Transcribe the data in full and exactly, omitting any pictures.

[DATA SECTION start]

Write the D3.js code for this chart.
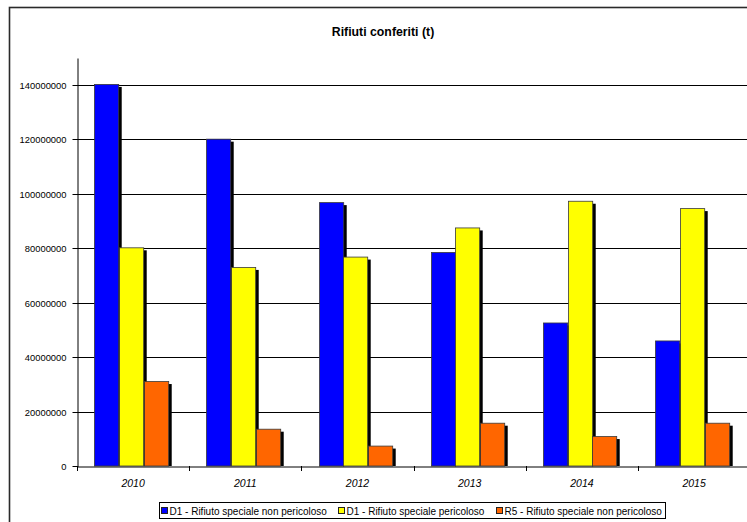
<!DOCTYPE html>
<html><head><meta charset="utf-8">
<script src="https://cdn.jsdelivr.net/npm/d3@7"></script>
<style>body{margin:0;background:#fff}svg{display:block;font-family:"Liberation Sans",Arial,sans-serif}</style>
</head><body><svg id="c" width="747" height="522"></svg>
<script>
const years = ["2010","2011","2012","2013","2014","2015"];
const seriesNames = ["D1 - Rifiuto speciale non pericoloso","D1 - Rifiuto speciale pericoloso","R5 - Rifiuto speciale non pericoloso"];
const d1NonPericoloso = [140300000,120200000,96900000,78600000,52700000,46100000];
const d1Pericoloso = [80300000,73100000,76900000,87600000,97400000,94700000];
const r5NonPericoloso = [31200000,13700000,7500000,15900000,11000000,15900000];
const yTicks = [0,20000000,40000000,60000000,80000000,100000000,120000000,140000000];
const colors = ["#0000ff","#ffff00","#ff6600"];
const seriesValues = [d1NonPericoloso,d1Pericoloso,r5NonPericoloso];

const svg = d3.select("#c");
// outer frame
svg.append("rect").attr("x",9.5).attr("y",7.5).attr("width",800).attr("height",600)
  .attr("fill","#fff").attr("stroke","#2a2a2a").attr("stroke-width",1.6);

const x0 = d3.scaleBand().domain(years).range([77,750.2]).paddingInner(0).paddingOuter(0);
const x1 = d3.scaleBand().domain(d3.range(3)).range([0,x0.bandwidth()]).paddingInner(0).paddingOuter(0.77).align(0.45);
const y = d3.scaleLinear().domain([0,150000000]).range([466,57.5]);

// title
svg.append("text").attr("x",383).attr("y",35.5).attr("text-anchor","middle")
  .attr("font-weight","bold").attr("font-size",12.3).text("Rifiuti conferiti (t)");

// gridlines
svg.append("g").selectAll("line").data(yTicks.slice(1)).join("line")
  .attr("x1",77).attr("x2",747).attr("y1",d=>Math.round(y(d))+0.5).attr("y2",d=>Math.round(y(d))+0.5)
  .attr("stroke","#000").attr("stroke-width",1);

// y axis
const yAxis = d3.axisLeft(y).tickValues(yTicks).tickSize(5).tickSizeOuter(0).tickPadding(6).tickFormat(d3.format("d"));
const gy = svg.append("g").attr("transform","translate(77.5,0.5)").call(yAxis);
gy.select(".domain").attr("stroke","#000");
gy.selectAll(".tick line").attr("stroke","#000");
gy.selectAll(".tick text").attr("font-size",9.4).attr("fill","#000").attr("font-family","Liberation Sans, Arial, sans-serif");
gy.selectAll(".tick").attr("transform",d=>`translate(0,${Math.round(y(d))})`);

// bars
const data = [];
years.forEach((yr,i)=>seriesValues.forEach((vals,s)=>data.push({yr,s,v:vals[i]})));
const g = svg.append("g");
data.forEach(d=>{
  const bx = Math.round(x0(d.yr)+x1(d.s));
  const bw = x1.bandwidth();
  const by = y(d.v);
  g.append("rect").attr("x",bx+3).attr("y",by+3).attr("width",bw).attr("height",466-by-3).attr("fill","#000");
});
data.forEach(d=>{
  const bx = Math.round(x0(d.yr)+x1(d.s));
  const bw = x1.bandwidth();
  const by = y(d.v);
  g.append("rect").attr("x",bx+0.5).attr("y",by+0.5).attr("width",bw-0.5).attr("height",466-by-0.5)
    .attr("fill",colors[d.s]).attr("stroke","#3a3a3a").attr("stroke-width",0.8);
});

// x axis
const xAxis = d3.axisBottom(x0).tickSize(0).tickSizeOuter(0).tickPadding(13);
const gx = svg.append("g").attr("transform","translate(0,466.5)").call(xAxis);
gx.select(".domain").attr("stroke","#000");
gx.selectAll(".tick text").attr("font-size",10.5).attr("font-style","italic").attr("fill","#000").attr("font-family","Liberation Sans, Arial, sans-serif");
svg.append("g").selectAll("line").data(years).join("line")
  .attr("x1",d=>Math.round(x0(d))+0.5).attr("x2",d=>Math.round(x0(d))+0.5).attr("y1",466).attr("y2",471)
  .attr("stroke","#000");

// legend
const lg = svg.append("g");
lg.append("rect").attr("x",159.5).attr("y",502.5).attr("width",506).attr("height",16)
  .attr("fill","#fff").attr("stroke","#000").attr("stroke-width",1);
const legX = [161,338,496];
seriesNames.forEach((n,i)=>{
  lg.append("rect").attr("x",legX[i]+0.5).attr("y",507.5).attr("width",6).attr("height",6)
    .attr("fill",colors[i]).attr("stroke","#222").attr("stroke-width",1);
  lg.append("text").attr("x",legX[i]+8.5).attr("y",514.5).attr("font-size",10).attr("fill","#000").text(n);
});
</script></body></html>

[DATA SECTION end]

TASK RESULT ->
Write the D3.js code for this chart.
<!DOCTYPE html>
<html><head><meta charset="utf-8">
<script src="https://cdn.jsdelivr.net/npm/d3@7"></script>
<style>body{margin:0;background:#fff}svg{display:block;font-family:"Liberation Sans",Arial,sans-serif}</style>
</head><body><svg id="c" width="747" height="522"></svg>
<script>
const years = ["2010","2011","2012","2013","2014","2015"];
const seriesNames = ["D1 - Rifiuto speciale non pericoloso","D1 - Rifiuto speciale pericoloso","R5 - Rifiuto speciale non pericoloso"];
const d1NonPericoloso = [140300000,120200000,96900000,78600000,52700000,46100000];
const d1Pericoloso = [80300000,73100000,76900000,87600000,97400000,94700000];
const r5NonPericoloso = [31200000,13700000,7500000,15900000,11000000,15900000];
const yTicks = [0,20000000,40000000,60000000,80000000,100000000,120000000,140000000];
const colors = ["#0000ff","#ffff00","#ff6600"];
const seriesValues = [d1NonPericoloso,d1Pericoloso,r5NonPericoloso];

const svg = d3.select("#c");
// outer frame
svg.append("rect").attr("x",9.5).attr("y",7.5).attr("width",800).attr("height",600)
  .attr("fill","#fff").attr("stroke","#2a2a2a").attr("stroke-width",1.6);

const x0 = d3.scaleBand().domain(years).range([77,750.2]).paddingInner(0).paddingOuter(0);
const x1 = d3.scaleBand().domain(d3.range(3)).range([0,x0.bandwidth()]).paddingInner(0).paddingOuter(0.77).align(0.45);
const y = d3.scaleLinear().domain([0,150000000]).range([466,57.5]);

// title
svg.append("text").attr("x",383).attr("y",35.5).attr("text-anchor","middle")
  .attr("font-weight","bold").attr("font-size",12.3).text("Rifiuti conferiti (t)");

// gridlines
svg.append("g").selectAll("line").data(yTicks.slice(1)).join("line")
  .attr("x1",77).attr("x2",747).attr("y1",d=>Math.round(y(d))+0.5).attr("y2",d=>Math.round(y(d))+0.5)
  .attr("stroke","#000").attr("stroke-width",1);

// y axis
const yAxis = d3.axisLeft(y).tickValues(yTicks).tickSize(5).tickSizeOuter(0).tickPadding(6).tickFormat(d3.format("d"));
const gy = svg.append("g").attr("transform","translate(77.5,0.5)").call(yAxis);
gy.select(".domain").attr("stroke","#000");
gy.selectAll(".tick line").attr("stroke","#000");
gy.selectAll(".tick text").attr("font-size",9.4).attr("fill","#000").attr("font-family","Liberation Sans, Arial, sans-serif");
gy.selectAll(".tick").attr("transform",d=>`translate(0,${Math.round(y(d))})`);

// bars
const data = [];
years.forEach((yr,i)=>seriesValues.forEach((vals,s)=>data.push({yr,s,v:vals[i]})));
const g = svg.append("g");
data.forEach(d=>{
  const bx = Math.round(x0(d.yr)+x1(d.s));
  const bw = x1.bandwidth();
  const by = y(d.v);
  g.append("rect").attr("x",bx+3).attr("y",by+3).attr("width",bw).attr("height",466-by-3).attr("fill","#000");
});
data.forEach(d=>{
  const bx = Math.round(x0(d.yr)+x1(d.s));
  const bw = x1.bandwidth();
  const by = y(d.v);
  g.append("rect").attr("x",bx+0.5).attr("y",by+0.5).attr("width",bw-0.5).attr("height",466-by-0.5)
    .attr("fill",colors[d.s]).attr("stroke","#3a3a3a").attr("stroke-width",0.8);
});

// x axis
const xAxis = d3.axisBottom(x0).tickSize(0).tickSizeOuter(0).tickPadding(13);
const gx = svg.append("g").attr("transform","translate(0,466.5)").call(xAxis);
gx.select(".domain").attr("stroke","#000");
gx.selectAll(".tick text").attr("font-size",10.5).attr("font-style","italic").attr("fill","#000").attr("font-family","Liberation Sans, Arial, sans-serif");
svg.append("g").selectAll("line").data(years).join("line")
  .attr("x1",d=>Math.round(x0(d))+0.5).attr("x2",d=>Math.round(x0(d))+0.5).attr("y1",466).attr("y2",471)
  .attr("stroke","#000");

// legend
const lg = svg.append("g");
lg.append("rect").attr("x",159.5).attr("y",502.5).attr("width",506).attr("height",16)
  .attr("fill","#fff").attr("stroke","#000").attr("stroke-width",1);
const legX = [161,338,496];
seriesNames.forEach((n,i)=>{
  lg.append("rect").attr("x",legX[i]+0.5).attr("y",507.5).attr("width",6).attr("height",6)
    .attr("fill",colors[i]).attr("stroke","#222").attr("stroke-width",1);
  lg.append("text").attr("x",legX[i]+8.5).attr("y",514.5).attr("font-size",10).attr("fill","#000").text(n);
});
</script></body></html>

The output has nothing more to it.